Two kinds of being concern Claire Crowther in this collection: grandmothers and the mythical "thike". The thike is an English creature perhaps somewhere between an elf and a haggis, a risky whimsical invention which the poet uses to reflect on contemporary life, including its manifestation in the media: "The prevalence / of a unique English animal / is like a local murder." Sometimes the two themes coalesce, as when a dead elderly thike is glimpsed by the road: "That older female by the traffic island, / hair flattened – how the rush hour traffic / rubber-necked to see her, a thike out of / her moat. That mass of blackening yellow on the News."

Grandmothers are the heart of this book, however. In poem after poem Crowther pays them attentive tribute and, more generally, lyricises the lives of late middle-aged and elderly women. In one piece, devoted to a woman from centuries ago, she asks the reader to "take note of my grandmother’s white veil," but also "that her red cheeks plump / all wrinkles out." The women here have experience but also a kind of residual youthfulness which can help in the most unlikely and sometimes sorrowful circumstances. In the poem "Mine, Then", Crowther focuses on the continuing AIDS crisis where those grandmothers who have lost their own daughters may now have inherited their orphaned grandchildren. The grandmother’s special qualities offer endurance against such a tragedy: "it was as easy to make them laugh / as to find a vein."

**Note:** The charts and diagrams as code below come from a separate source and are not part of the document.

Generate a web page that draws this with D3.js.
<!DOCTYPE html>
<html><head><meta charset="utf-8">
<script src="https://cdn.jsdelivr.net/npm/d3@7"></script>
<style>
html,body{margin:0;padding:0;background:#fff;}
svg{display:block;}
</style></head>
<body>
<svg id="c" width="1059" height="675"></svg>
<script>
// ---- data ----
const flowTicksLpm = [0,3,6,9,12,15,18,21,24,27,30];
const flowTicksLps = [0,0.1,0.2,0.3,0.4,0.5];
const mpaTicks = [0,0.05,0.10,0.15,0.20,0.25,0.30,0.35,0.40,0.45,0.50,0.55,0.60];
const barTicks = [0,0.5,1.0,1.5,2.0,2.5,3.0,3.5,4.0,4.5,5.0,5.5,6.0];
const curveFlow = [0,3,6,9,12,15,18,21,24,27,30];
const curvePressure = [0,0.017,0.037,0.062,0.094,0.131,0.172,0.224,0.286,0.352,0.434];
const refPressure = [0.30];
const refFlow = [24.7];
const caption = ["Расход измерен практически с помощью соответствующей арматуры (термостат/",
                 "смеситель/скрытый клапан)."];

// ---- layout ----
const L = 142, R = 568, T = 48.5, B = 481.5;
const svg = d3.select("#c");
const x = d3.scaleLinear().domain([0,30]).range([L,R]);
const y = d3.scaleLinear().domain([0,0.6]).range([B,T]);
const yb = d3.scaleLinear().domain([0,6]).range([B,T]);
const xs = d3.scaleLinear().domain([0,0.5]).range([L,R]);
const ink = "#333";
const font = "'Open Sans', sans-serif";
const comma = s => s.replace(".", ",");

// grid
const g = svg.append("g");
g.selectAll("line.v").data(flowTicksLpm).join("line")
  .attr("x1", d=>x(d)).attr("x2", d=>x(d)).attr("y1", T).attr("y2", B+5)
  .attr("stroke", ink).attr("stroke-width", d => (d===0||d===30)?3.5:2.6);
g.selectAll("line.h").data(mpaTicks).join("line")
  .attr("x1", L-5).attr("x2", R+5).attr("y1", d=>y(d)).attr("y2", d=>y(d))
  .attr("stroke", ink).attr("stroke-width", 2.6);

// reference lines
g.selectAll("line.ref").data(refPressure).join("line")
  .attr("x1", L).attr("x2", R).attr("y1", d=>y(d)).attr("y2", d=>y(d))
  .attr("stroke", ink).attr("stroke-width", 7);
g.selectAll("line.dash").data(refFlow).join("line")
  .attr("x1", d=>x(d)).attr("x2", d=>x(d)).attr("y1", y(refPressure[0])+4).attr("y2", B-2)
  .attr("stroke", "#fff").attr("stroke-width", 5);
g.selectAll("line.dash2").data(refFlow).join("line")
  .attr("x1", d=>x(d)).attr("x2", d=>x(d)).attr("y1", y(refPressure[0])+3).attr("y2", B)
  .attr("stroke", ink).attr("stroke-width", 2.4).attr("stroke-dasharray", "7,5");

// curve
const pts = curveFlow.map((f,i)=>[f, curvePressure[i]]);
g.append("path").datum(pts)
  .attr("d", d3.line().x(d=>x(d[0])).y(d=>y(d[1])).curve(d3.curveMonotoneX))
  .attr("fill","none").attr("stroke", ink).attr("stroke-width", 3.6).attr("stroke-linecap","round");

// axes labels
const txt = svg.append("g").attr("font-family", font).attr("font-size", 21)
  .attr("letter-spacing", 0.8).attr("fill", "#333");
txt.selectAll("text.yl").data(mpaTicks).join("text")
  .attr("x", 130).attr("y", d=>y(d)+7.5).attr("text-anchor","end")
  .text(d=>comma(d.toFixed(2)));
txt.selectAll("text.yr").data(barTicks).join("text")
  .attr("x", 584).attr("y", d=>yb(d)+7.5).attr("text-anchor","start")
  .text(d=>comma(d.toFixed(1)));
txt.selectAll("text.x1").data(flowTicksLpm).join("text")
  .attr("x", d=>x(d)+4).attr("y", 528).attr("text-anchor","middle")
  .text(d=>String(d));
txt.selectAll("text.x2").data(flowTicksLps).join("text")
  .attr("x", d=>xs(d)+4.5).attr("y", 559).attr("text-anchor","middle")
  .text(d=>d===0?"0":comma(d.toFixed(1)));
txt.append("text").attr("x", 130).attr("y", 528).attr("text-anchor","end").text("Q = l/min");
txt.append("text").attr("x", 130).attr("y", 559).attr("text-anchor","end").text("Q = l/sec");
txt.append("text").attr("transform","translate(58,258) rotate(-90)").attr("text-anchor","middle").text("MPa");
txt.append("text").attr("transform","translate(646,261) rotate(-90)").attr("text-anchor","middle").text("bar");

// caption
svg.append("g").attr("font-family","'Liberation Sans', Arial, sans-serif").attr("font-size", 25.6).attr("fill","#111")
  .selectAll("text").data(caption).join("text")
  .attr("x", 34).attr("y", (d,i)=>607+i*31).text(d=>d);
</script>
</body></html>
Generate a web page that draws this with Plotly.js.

The sequence "St Anne’s Apocrypha" is perhaps the culmination of Crowther’s theme, the Anne here being the grandmother of Jesus. That Anne bore Mary only later in life is a muted oblique premonition of Mary’s own extraordinary pregnancy. However, Crowther is seldom merely a story-teller. Yes, her poems can be crystal-clear, as with her sharp observations about a visit to the zoo café in the title poem – "My granddaughter / opened a Kid’s Bag. I wound / the clockwork gift." – but even here note the transformation of expectation in that "clockwork". The suggestion of a timepiece, so often associated with old age (grandfather clocks, wind-up watches), becomes here a plastic freebie. Yet, even so, most often Crowther’s work is riddling, veering, mysterious; deadly serious or quietly funny.